Kids learn from science fair - Catholic Courier

Kids learn from science fair

AUBURN — No fish, worms or hamsters were injured in the making of St. Joseph School’s third annual science fair April 5, but a lot of plants were.

One pair of students did an experiment to determine whether fish have good memories, another pair tested the effects of sunlight on worms and another worked to find out whether a hamster’s sense of smell could guide him through a maze. A sign over the hamster’s cage read “Do not touch cage! Hamster bites. Hamster’s name is Jaws.”

Sixth-graders Amanda Balcom and Amber Kukiela watered herbs with four different liquids to see which the herbs preferred. Not surprisingly, the herbs preferred plain water and didn’t care for Kool-Aid and lemonade.

“I think the Kool-Aid and lemonade probably had too much sugar and killed the plants,” Amber said.

“We didn’t realize that they would kill it,” Amanda added.

Fellow sixth-grader Stephen Moore realized after conducting his own experiments that water with food coloring in it doesn’t make for very healthy plants, either.

Eighty-five students in preschool through eighth grade contributed a total of 58 projects to the science fair. Students in the younger grades worked together to create one class project and had the option of creating their own project. Participation in the science fair was mandatory for students in sixth through eighth grades, said Laura Coleman, middle-school science teacher.

“The philosophy behind full participation is to get the younger grades interested and just working with science,” Coleman said.

Coleman said she received a lot of positive feedback from the teachers of the younger grades, who said working on the projects helped them enrich their students’ knowledge of the scientific method. Many of these teachers were able to tie the project into something the students were already working on in class or at home, she said.

Students in first grade, for example, formed groups and wrote songs about dental health to the tune of popular children’s songs. Through the students’ efforts, “Row, Row, Row Your Boat” became “Brush, Brush, Brush Your Teeth,” and “Twinkle Twinkle Little Star” became “Dental, Dental Floss Is Good.”

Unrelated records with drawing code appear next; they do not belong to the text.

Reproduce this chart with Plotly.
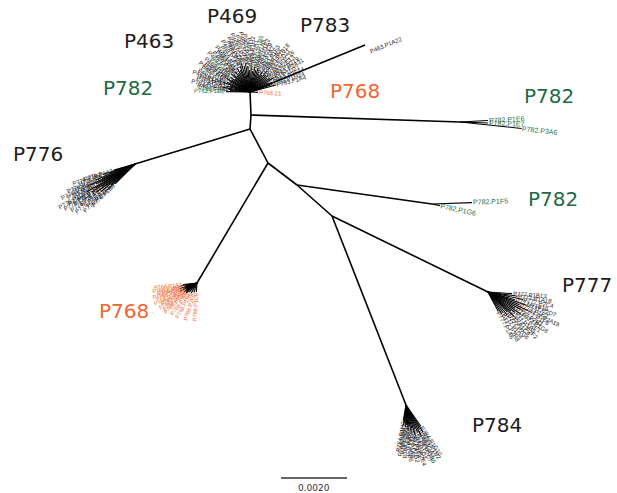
import math
import plotly.graph_objects as go

# ---------------- tree skeleton (layout space = chart units) ----------------
node_names = ["N0", "N1", "N2", "N3", "N4", "N5", "E782", "H776", "H768", "F782", "H777", "H784", "A22"]
node_x = [250, 251, 250, 268, 297, 332, 460, 135, 197, 432, 488, 406, 365]
node_y = [92, 115, 129, 163, 185, 216, 122, 164, 283, 204, 292, 405, 45]
edge_from = ["N0", "N1", "N2", "N3", "N4", "N1", "N2", "N3", "N4", "N5", "N5", "N0"]
edge_to = ["N1", "N2", "N3", "N4", "N5", "E782", "H776", "H768", "F782", "H777", "H784", "A22"]

# ---------------- tip clusters: hub node, tip angle (deg), branch length, label ----------------
top_angles = [179, 176, 173, 170, 166, 163, 160, 157, 153, 150, 147, 143, 140, 136, 133, 129, 126, 122,
              118, 114, 111, 107, 103, 99, 95, 91, 87, 83, 79, 75, 71, 67, 63, 59, 55, 51, 47, 43, 39,
              35, 31, 27, 23, 19, 15, -3]
top_lengths = [24, 20, 22, 28, 24, 21, 29, 25, 23, 27, 22, 24, 20, 26, 23, 21, 25, 22, 27, 24, 28, 30,
               27, 29, 26, 22, 24, 21, 26, 23, 25, 22, 20, 24, 21, 27, 23, 25, 22, 24, 28, 21, 25, 23, 27, 8]
top_labels = ["P782.P1D2", "P782.P2A4", "P463.P1B6", "P783.P1C3", "P463.P2A1", "P783.P1A9", "P463.P1D4",
              "P463.P1B2", "P469.P1C7", "P463.P2D5", "P469.P2B1", "P469.P1E3", "P782.P1C1", "P469.P1A8",
              "P469.P2C6", "P469.P1B4", "P469.P2E2", "P469.P1D9", "P469.P1F1", "P469.P2A7", "P469.P1C3",
              "P469.P2D8", "P469.P1E5", "P469.P2F2", "P469.P1G4", "P469.P2G6", "P469.P1H2", "P783.P2H1",
              "P782.P1B5", "P469.P1A5", "P783.P1E2", "P783.P2C9", "P783.P1A7", "P783.P1F3", "P783.P2B8",
              "P783.P1B18", "P783.P2D11", "P783.P1C16", "P783.P2E13", "P783.P1G19", "P783.P2A31",
              "P783.P1D21", "P783.P2F14", "P783.P1H24", "P783.P1A4", "P768.21"]
top_colors = ["g", "g", "k", "k", "k", "k", "k", "k", "k", "k", "k", "k", "g", "k", "k", "k", "k", "k",
              "k", "k", "k", "k", "k", "k", "k", "k", "k", "k", "g", "k", "k", "k", "k", "k", "k", "k",
              "k", "k", "k", "k", "k", "k", "k", "k", "k", "o"]

p776_angles = [196, 198, 200, 202, 204, 205, 207, 208, 210, 211, 213, 214, 216, 217, 219, 221, 223, 225]
p776_lengths = [22, 34, 28, 42, 36, 50, 44, 38, 56, 46, 52, 40, 48, 36, 44, 32, 38, 28]
p776_labels = ["P776.P1A3", "P776.P1B2", "P776.P2C4", "P776.P1D1", "P776.P2A6", "P776.P1E5", "P776.P2B7",
               "P776.P1C8", "P776.P2D2", "P776.P1F3", "P776.P2E9", "P776.P1G1", "P776.P2F4", "P776.P1H6",
               "P776.P2G5", "P776.P1A9", "P776.P2H3", "P776.P1B8"]

p768_angles = [186, 190, 194, 198, 202, 206, 210, 214, 218, 223, 230, 240, 252, 266]
p768_lengths = [14, 17, 12, 18, 15, 19, 13, 16, 14, 15, 12, 12, 10, 9]
p768_labels = ["P768.P1A2", "P768.P1B4", "P768.P2C1", "P768.P1D3", "P768.P2A5", "P768.P1E7", "P768.P2B6",
               "P768.P1F2", "P768.P2D8", "P768.P1G5", "P768.P2E3", "P768.P1H1", "P768.P2F9", "P768.P1C6"]

p777_angles = [-4, -8, -12, -16, -19, -22, -25, -28, -31, -34, -37, -40, -43, -46, -50, -54, -58, -62]
p777_lengths = [24, 30, 36, 28, 40, 34, 44, 38, 32, 40, 34, 30, 36, 28, 30, 26, 26, 22]
p777_labels = ["P777.P1B13", "P777.P1A18", "P777.P2C4", "P777.P1B19", "P777.P2D7", "P777.P1E2",
               "P777.P2A19", "P777.P1F6", "P777.P2B3", "P777.P1G8", "P777.P2E1", "P777.P1H5", "P777.P2F2",
               "P777.P1C9", "P777.P2G6", "P777.P1D4", "P777.P2H8", "P777.P1A6"]

p784_angles = [-55, -58, -61, -64, -67, -70, -73, -76, -79, -82, -85, -88, -91, -94, -97, -100]
p784_lengths = [26, 32, 28, 34, 30, 26, 32, 24, 28, 22, 26, 20, 22, 18, 20, 16]
p784_labels = ["P784.P1G10", "P784.P1H2", "P784.P2A3", "P784.P1B5", "P784.P2C7", "P784.P1D1", "P784.P2E4",
               "P784.P1F8", "P784.P2G2", "P784.P1A9", "P784.P2B6", "P784.P1C3", "P784.P2D5", "P784.P1E7",
               "P784.P2F1", "P784.P1H0"]

e782_tips = ["P782.P1E6", "P782.P1E7", "P782.P3A6"]
e782_angles = [3, -2, -6]
e782_lengths = [28, 28, 62]

f782_tips = ["P782.P1F5", "P782.P1G6"]
f782_angles = [2, -12]
f782_lengths = [40, 8]

a22_label = "P463.P1A22"

# ---------------- clade labels ----------------
clade_text = ["P469", "P783", "P463", "P782", "P768", "P782", "P776", "P782", "P777", "P768", "P784"]
clade_x = [232, 325, 149, 128, 355, 549, 38, 553, 587, 124, 497]
clade_y = [16, 25, 41, 88, 91, 96, 154, 199, 285, 311, 425]
clade_col = ["k", "k", "k", "g", "o", "g", "k", "g", "k", "o", "k"]

scale_label = "0.0020"
scale_x = [281, 347]
scale_y = 478

COL = {"k": "#1e1b1c", "g": "#1d6b42", "o": "#f26430"}
FONT = "Liberation Sans, Arial, sans-serif"
CLADE_FONT = "DejaVu Sans, sans-serif"
TIP_FS = 6
W, H = 617, 493

pos = {n: (x, y) for n, x, y in zip(node_names, node_x, node_y)}

fig = go.Figure()

# skeleton edges
ex, ey = [], []
for a, b in zip(edge_from, edge_to):
    ex += [pos[a][0], pos[b][0], None]
    ey += [pos[a][1], pos[b][1], None]
fig.add_trace(go.Scatter(x=ex, y=ey, mode="lines", line=dict(color="black", width=1.6),
                         hoverinfo="skip", showlegend=False))

annotations = []


def add_cluster(hub, angles, lengths, labels, colors, fs=TIP_FS):
    hx, hy = pos[hub]
    lx, ly = [], []
    for ang, L, lab, c in zip(angles, lengths, labels, colors):
        dx, dy = math.cos(math.radians(ang)), -math.sin(math.radians(ang))
        tx, ty = hx + L * dx, hy + L * dy
        lx += [hx, tx, None]
        ly += [hy, ty, None]
        w = 0.56 * fs * len(lab)
        off = w / 2 + 1.0
        cx, cy = tx + dx * off, ty + dy * off
        if dx >= -1e-9:
            ta = -ang
        else:
            ta = 180 - ang
        annotations.append(dict(x=cx, y=cy, xref="x", yref="y", text=lab, showarrow=False,
                                textangle=ta, xanchor="center", yanchor="middle",
                                font=dict(size=fs, color=COL[c], family=FONT)))
    fig.add_trace(go.Scatter(x=lx, y=ly, mode="lines", line=dict(color="black", width=1.1),
                             hoverinfo="skip", showlegend=False))


add_cluster("N0", top_angles, top_lengths, top_labels, top_colors)
add_cluster("H776", p776_angles, p776_lengths, p776_labels, ["k"] * len(p776_labels))
add_cluster("H768", p768_angles, p768_lengths, p768_labels, ["o"] * len(p768_labels), fs=5.5)
add_cluster("H777", p777_angles, p777_lengths, p777_labels, ["k"] * len(p777_labels))
add_cluster("H784", p784_angles, p784_lengths, p784_labels, ["k"] * len(p784_labels))
add_cluster("E782", e782_angles, e782_lengths, e782_tips, ["g"] * 3, fs=7)
add_cluster("F782", f782_angles, f782_lengths, f782_tips, ["g"] * 2, fs=7)

# long single tip label
ax_, ay_ = pos["A22"]
annotations.append(dict(x=ax_ + 2, y=ay_, xref="x", yref="y", text=a22_label, showarrow=False,
                        textangle=-22, xanchor="left", yanchor="middle",
                        font=dict(size=TIP_FS, color=COL["k"], family=FONT)))

for t, x, y, c in zip(clade_text, clade_x, clade_y, clade_col):
    annotations.append(dict(x=x, y=y, xref="x", yref="y", text=t, showarrow=False,
                            xanchor="center", yanchor="middle",
                            font=dict(size=20, color=COL[c], family=CLADE_FONT)))

# scale bar
fig.add_trace(go.Scatter(x=scale_x, y=[scale_y, scale_y], mode="lines",
                         line=dict(color="#333333", width=1.6), hoverinfo="skip", showlegend=False))
annotations.append(dict(x=sum(scale_x) / 2, y=scale_y + 10, xref="x", yref="y", text=scale_label,
                        showarrow=False, xanchor="center", yanchor="middle",
                        font=dict(size=9, color="#333333", family="DejaVu Sans, sans-serif")))

fig.update_layout(
    width=W, height=H, margin=dict(l=0, r=0, t=0, b=0),
    paper_bgcolor="white", plot_bgcolor="white",
    xaxis=dict(range=[0, W], visible=False, fixedrange=True),
    yaxis=dict(range=[H, 0], visible=False, fixedrange=True),
    annotations=annotations, showlegend=False, hovermode=False,
)
fig.write_html("out.html", config={"displayModeBar": False, "staticPlot": True},
               post_script="document.body.style.margin='0';document.body.style.overflow='hidden';")
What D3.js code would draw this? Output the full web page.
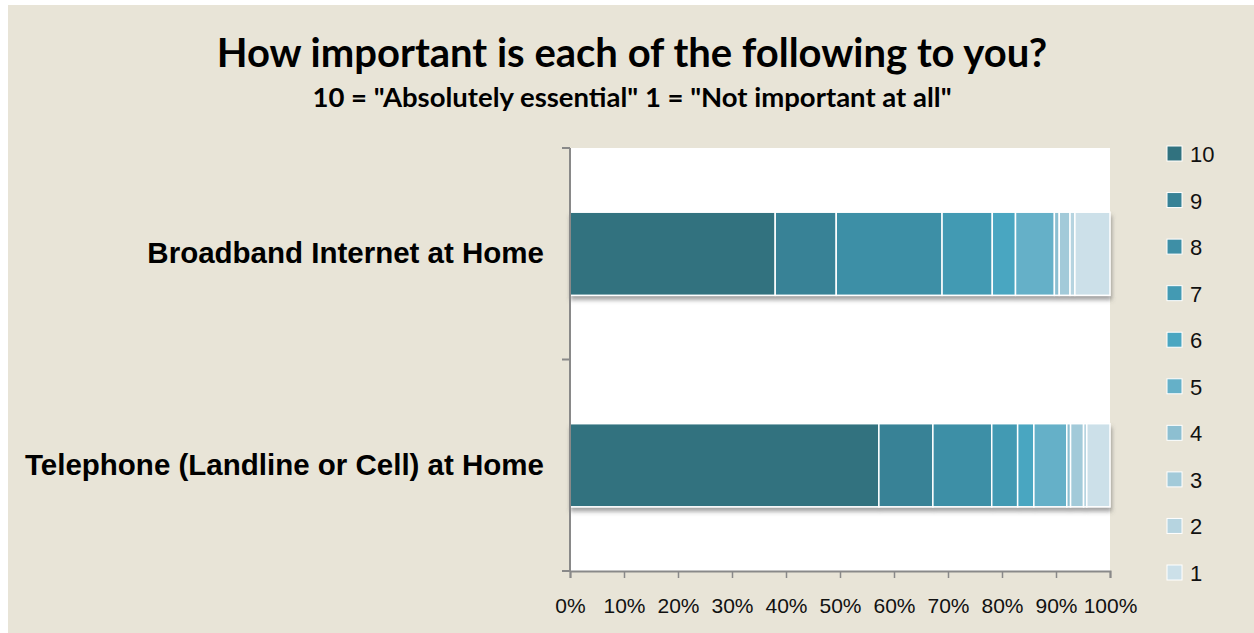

Patricia Healy’s third-grade class looked at the effects of poor dental health, putting together a project on tooth decay. The students left a hard-boiled egg in vinegar, turning its shell soft and rubbery. Through this project, the students concluded that something similar happens to human teeth that aren’t properly taken care of.

Several other students decided to work on health-related projects for the science fair. Seventh-graders John Fiermonte and Luke Christiantelli conducted an experiment to determine whether caffeine had any effect on blood pressure. They found 10 willing subjects and took their blood pressure. John and Luke then served their subjects a seven-ounce cup of coffee, waited a half-hour and took their blood pressure again. Six out of their 10 subjects showed increased blood pressure, they said.

Luke said he and John chose that particular project partly because they wanted to use Luke’s grandfather’s blood-pressure machine.

Fellow seventh-grader David Castle decided to measure the effects of different kinds of music on a person’s heart rate. While playing a video game one time, a sudden burst of scary music surprised David so much he almost jumped off his chair, he said.

That experience helped him form his hypothesis — that scary music would increase a person’s heart rate. To test his hypothesis, David blindfolded several people and had them listen to a tape of different types of video-game music. Unfortunately his research proved his hypothesis wrong, since most people he tested did not have an increased heart rate after listening to the scary music. Nonetheless, David said he enjoyed doing the research and using the scientific method.

Fifth-graders Kacey Jervis and Amy Abraham were pleased with the results of their worm experiment. After placing one container of dirt and worms in the sunlight and another in a dark room, they found worms don’t really like sunlight. The worms in the sunlight had tunneled underneath the dirt, while the worms in the dark stayed on top of the soil, they said.

“We wanted to do something with live animals, and we really couldn’t think of anything else,” Kacey said, explaining why the girls chose to focus on worms.

“Worms are kind of easy to find, and you don’t really have to buy them,” Amy added.

Both girls said they enjoyed working with the worms, although some of their teachers and classmates were “grossed out.”